>> Start INFORMATION PROVIDED

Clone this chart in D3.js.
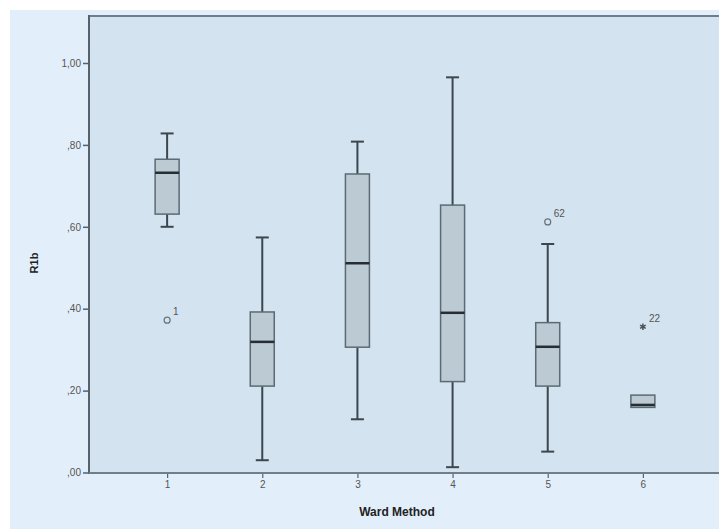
<!DOCTYPE html>
<html>
<head>
<meta charset="utf-8">
<script src="https://cdn.jsdelivr.net/npm/d3@7"></script>
<style>
body { margin: 0; background: #fff; }
svg text { font-family: Arial, "Liberation Sans", sans-serif; }
</style>
</head>
<body>
<div id="container"></div>
<script>
// box plot values (R1b by Ward Method cluster)
var groups = ["1", "2", "3", "4", "5", "6"];
var whiskerLow = [0.600, 0.030, 0.130, 0.013, 0.051, 0.159];
var q1 = [0.631, 0.211, 0.306, 0.222, 0.211, 0.159];
var medians = [0.732, 0.319, 0.511, 0.390, 0.307, 0.165];
var q3 = [0.765, 0.392, 0.729, 0.653, 0.366, 0.189];
var whiskerHigh = [0.828, 0.574, 0.808, 0.965, 0.558, 0.189];
// outliers: group, value, case label, kind (o = outlier, * = extreme)
var outlierGroups = ["1", "5", "6"];
var outlierValues = [0.372, 0.612, 0.356];
var outlierLabels = ["1", "62", "22"];
var outlierKinds = ["o", "o", "*"];
var yTicks = [0, 0.2, 0.4, 0.6, 0.8, 1.0];

(function()
{
	var width = 719, height = 529;
	var svg = d3.select("#container").append("svg")
		.attr("width", width).attr("height", height);

	// outer chart background
	svg.append("rect").attr("x", 10).attr("y", 10)
		.attr("width", width - 10).attr("height", height - 10)
		.attr("fill", "#e2effb");

	var left = 89, top = 16, right = 719, bottom = 473;

	var x = d3.scalePoint().domain(groups).range([left + 2, right]).padding(0.8);
	var y = d3.scaleLinear().domain([0, 1]).range([472.5, 63]);

	// plot area
	svg.append("rect").attr("x", left).attr("y", top)
		.attr("width", right - left).attr("height", bottom - top)
		.attr("fill", "#d4e3f0");
	svg.append("line").attr("x1", left).attr("x2", right)
		.attr("y1", top).attr("y2", top)
		.attr("stroke", "#6f7e8a").attr("stroke-width", 2);

	// y axis
	var fmt = function(d) { return d == 1 ? "1,00" : "," + d3.format(".2f")(d).split(".")[1]; };
	var yAxis = svg.append("g").attr("transform", "translate(" + left + ",0)")
		.call(d3.axisLeft(y).tickValues(yTicks).tickFormat(fmt).tickSize(6).tickPadding(2));
	yAxis.select(".domain").remove();
	yAxis.selectAll(".tick line").attr("stroke", "#55626c").attr("stroke-width", 1.5);
	yAxis.selectAll(".tick text").attr("fill", "#555").attr("font-size", "10px");
	svg.append("line").attr("x1", left).attr("x2", left)
		.attr("y1", top - 1).attr("y2", bottom + 1)
		.attr("stroke", "#55626c").attr("stroke-width", 2);

	// x axis
	var xAxis = svg.append("g").attr("transform", "translate(0," + bottom + ")")
		.call(d3.axisBottom(x).tickSize(5).tickPadding(3));
	xAxis.select(".domain").remove();
	xAxis.selectAll(".tick line").attr("stroke", "#55626c").attr("stroke-width", 1.2);
	xAxis.selectAll(".tick text").attr("fill", "#555").attr("font-size", "10px");
	svg.append("line").attr("x1", left).attr("x2", right)
		.attr("y1", bottom).attr("y2", bottom)
		.attr("stroke", "#6f7e8a").attr("stroke-width", 2);

	// axis titles
	svg.append("text").attr("x", 397).attr("y", 516).attr("text-anchor", "middle")
		.attr("font-size", "12px").attr("font-weight", "bold").attr("fill", "#222")
		.text("Ward Method");
	svg.append("text").attr("transform", "translate(38,263) rotate(-90)")
		.attr("text-anchor", "middle").attr("font-size", "11px")
		.attr("font-weight", "bold").attr("fill", "#222").text("R1b");

	var boxW = 24, capW = 13;
	var g = svg.append("g");
	groups.forEach(function(grp, i)
	{
		var cx = x(grp);
		if (whiskerHigh[i] > q3[i])
		{
			g.append("line").attr("x1", cx).attr("x2", cx)
				.attr("y1", y(q3[i])).attr("y2", y(whiskerHigh[i]))
				.attr("stroke", "#3c464e").attr("stroke-width", 2);
			g.append("line").attr("x1", cx - capW / 2).attr("x2", cx + capW / 2)
				.attr("y1", y(whiskerHigh[i])).attr("y2", y(whiskerHigh[i]))
				.attr("stroke", "#3c464e").attr("stroke-width", 2);
		}
		if (whiskerLow[i] < q1[i])
		{
			g.append("line").attr("x1", cx).attr("x2", cx)
				.attr("y1", y(q1[i])).attr("y2", y(whiskerLow[i]))
				.attr("stroke", "#3c464e").attr("stroke-width", 2);
			g.append("line").attr("x1", cx - capW / 2).attr("x2", cx + capW / 2)
				.attr("y1", y(whiskerLow[i])).attr("y2", y(whiskerLow[i]))
				.attr("stroke", "#3c464e").attr("stroke-width", 2);
		}
		g.append("rect").attr("x", cx - boxW / 2).attr("y", y(q3[i]))
			.attr("width", boxW).attr("height", y(q1[i]) - y(q3[i]))
			.attr("fill", "#bccad3").attr("stroke", "#5c6a74").attr("stroke-width", 1.5);
		g.append("line").attr("x1", cx - boxW / 2).attr("x2", cx + boxW / 2)
			.attr("y1", y(medians[i])).attr("y2", y(medians[i]))
			.attr("stroke", "#262e34").attr("stroke-width", 2.5);
	});

	// outliers and extremes
	outlierGroups.forEach(function(grp, i)
	{
		var cx = x(grp), cy = y(outlierValues[i]);
		if (outlierKinds[i] == "o")
			g.append("circle").attr("cx", cx).attr("cy", cy).attr("r", 3)
				.attr("fill", "none").attr("stroke", "#6a747c").attr("stroke-width", 1.2);
		else
			g.append("path").attr("transform", "translate(" + cx + "," + cy + ")")
				.attr("d", d3.symbol(d3.symbolAsterisk, 30)())
				.attr("fill", "none").attr("stroke", "#4a545c").attr("stroke-width", 1.5);
		g.append("text").attr("x", cx + 6).attr("y", cy - 5)
			.attr("font-size", "10px").attr("fill", "#555").text(outlierLabels[i]);
	});
})();
</script>
</body>
</html>
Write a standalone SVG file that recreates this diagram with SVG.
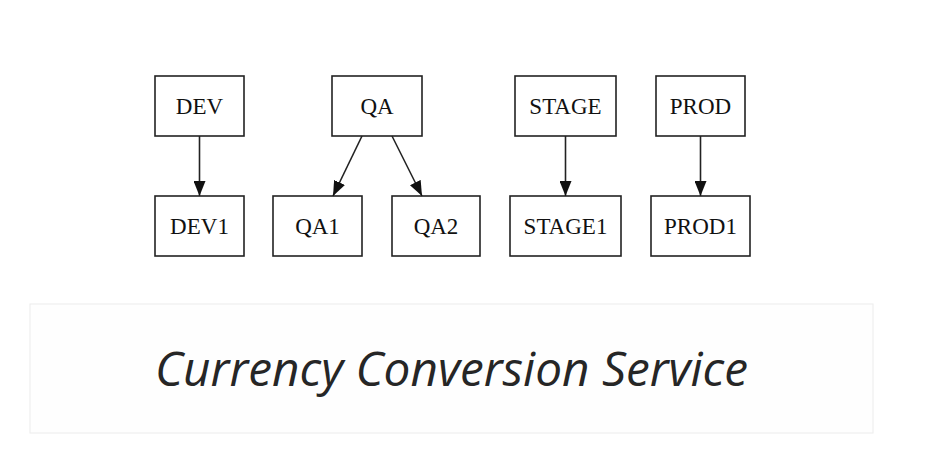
<svg xmlns="http://www.w3.org/2000/svg" width="940" height="460" viewBox="0 0 940 460">
  <style>
    .box { fill: #ffffff; stroke: #222222; stroke-width: 1.6; }
    .lbl { font-family: "Liberation Serif", "Times New Roman", serif; font-size: 23px; fill: #111111; text-anchor: middle; }
    .edge { stroke: #222222; stroke-width: 1.6; fill: none; marker-end: url(#arr); }
    .title { font-family: "Open Sans", "Noto Sans", sans-serif; font-style: italic; font-size: 48px; fill: #262626; }
  </style>
  <defs>
    <marker id="arr" markerUnits="userSpaceOnUse" markerWidth="15" markerHeight="12" refX="15" refY="6" orient="auto">
      <path d="M0,0 L15,6 L0,12 z" fill="#111111"/>
    </marker>
  </defs>
  <rect width="940" height="460" fill="#ffffff"/>

  <g id="DEV"><rect class="box" x="155" y="76" width="89" height="60"/><text class="lbl" x="199.5" y="114">DEV</text></g>
  <g id="QA"><rect class="box" x="332" y="76" width="90" height="60"/><text class="lbl" x="377" y="114">QA</text></g>
  <g id="STAGE"><rect class="box" x="515" y="76" width="101" height="60"/><text class="lbl" x="565.5" y="114">STAGE</text></g>
  <g id="PROD"><rect class="box" x="656" y="76" width="89" height="60"/><text class="lbl" x="700.5" y="114">PROD</text></g>

  <g id="DEV1"><rect class="box" x="155" y="196" width="89" height="60"/><text class="lbl" x="199.5" y="234">DEV1</text></g>
  <g id="QA1"><rect class="box" x="273" y="196" width="89" height="60"/><text class="lbl" x="317.5" y="234">QA1</text></g>
  <g id="QA2"><rect class="box" x="392" y="196" width="88" height="60"/><text class="lbl" x="436" y="234">QA2</text></g>
  <g id="STAGE1"><rect class="box" x="510" y="196" width="111" height="60"/><text class="lbl" x="565.5" y="234">STAGE1</text></g>
  <g id="PROD1"><rect class="box" x="651" y="196" width="99" height="60"/><text class="lbl" x="700.5" y="234">PROD1</text></g>

  <g id="connectors">
    <line class="edge" x1="199.5" y1="136" x2="199.5" y2="196"/>
    <line class="edge" x1="362" y1="136" x2="333" y2="196"/>
    <line class="edge" x1="392" y1="136" x2="422" y2="196"/>
    <line class="edge" x1="565.5" y1="136" x2="565.5" y2="196"/>
    <line class="edge" x1="700.5" y1="136" x2="700.5" y2="196"/>
  </g>

  <g id="banner">
    <rect x="30" y="304" width="843" height="129" fill="#fefefe" stroke="#ececec" stroke-width="1"/>
    <text class="title" x="155" y="386" textLength="593" lengthAdjust="spacingAndGlyphs">Currency Conversion Service</text>
  </g>
</svg>
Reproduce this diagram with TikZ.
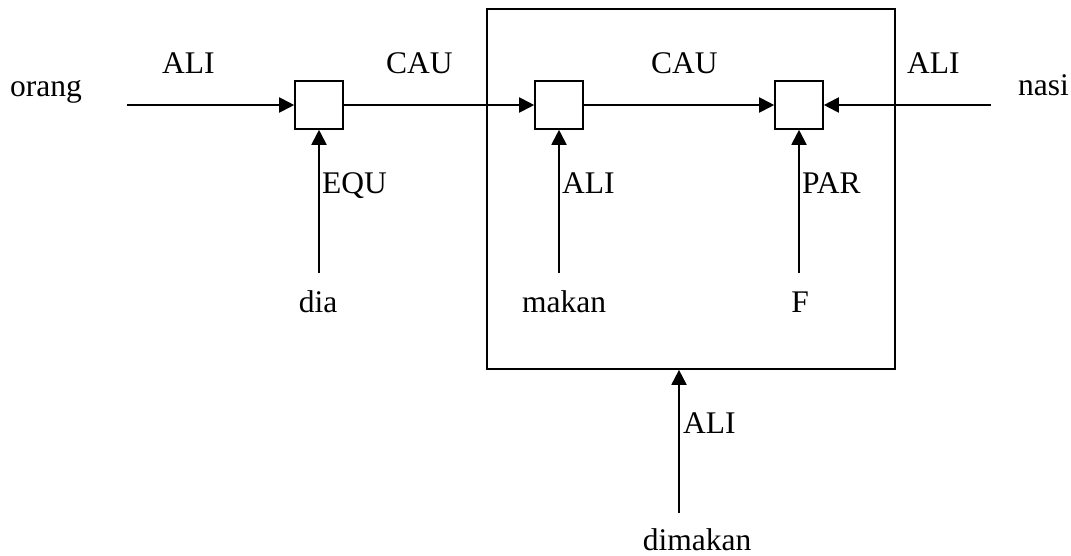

>> End INFORMATION PROVIDED

PROBLEM TO WORK ON:
The lines from the top of the data above through the one holding "var y = d3.scaleLinear().domain([0, 1]).range([472.5, 63]);" are to be repeated exactly, and only those, with no pictures.

RESULT FOR THIS TASK:
Clone this chart in D3.js.
<!DOCTYPE html>
<html>
<head>
<meta charset="utf-8">
<script src="https://cdn.jsdelivr.net/npm/d3@7"></script>
<style>
body { margin: 0; background: #fff; }
svg text { font-family: Arial, "Liberation Sans", sans-serif; }
</style>
</head>
<body>
<div id="container"></div>
<script>
// box plot values (R1b by Ward Method cluster)
var groups = ["1", "2", "3", "4", "5", "6"];
var whiskerLow = [0.600, 0.030, 0.130, 0.013, 0.051, 0.159];
var q1 = [0.631, 0.211, 0.306, 0.222, 0.211, 0.159];
var medians = [0.732, 0.319, 0.511, 0.390, 0.307, 0.165];
var q3 = [0.765, 0.392, 0.729, 0.653, 0.366, 0.189];
var whiskerHigh = [0.828, 0.574, 0.808, 0.965, 0.558, 0.189];
// outliers: group, value, case label, kind (o = outlier, * = extreme)
var outlierGroups = ["1", "5", "6"];
var outlierValues = [0.372, 0.612, 0.356];
var outlierLabels = ["1", "62", "22"];
var outlierKinds = ["o", "o", "*"];
var yTicks = [0, 0.2, 0.4, 0.6, 0.8, 1.0];

(function()
{
	var width = 719, height = 529;
	var svg = d3.select("#container").append("svg")
		.attr("width", width).attr("height", height);

	// outer chart background
	svg.append("rect").attr("x", 10).attr("y", 10)
		.attr("width", width - 10).attr("height", height - 10)
		.attr("fill", "#e2effb");

	var left = 89, top = 16, right = 719, bottom = 473;

	var x = d3.scalePoint().domain(groups).range([left + 2, right]).padding(0.8);
	var y = d3.scaleLinear().domain([0, 1]).range([472.5, 63]);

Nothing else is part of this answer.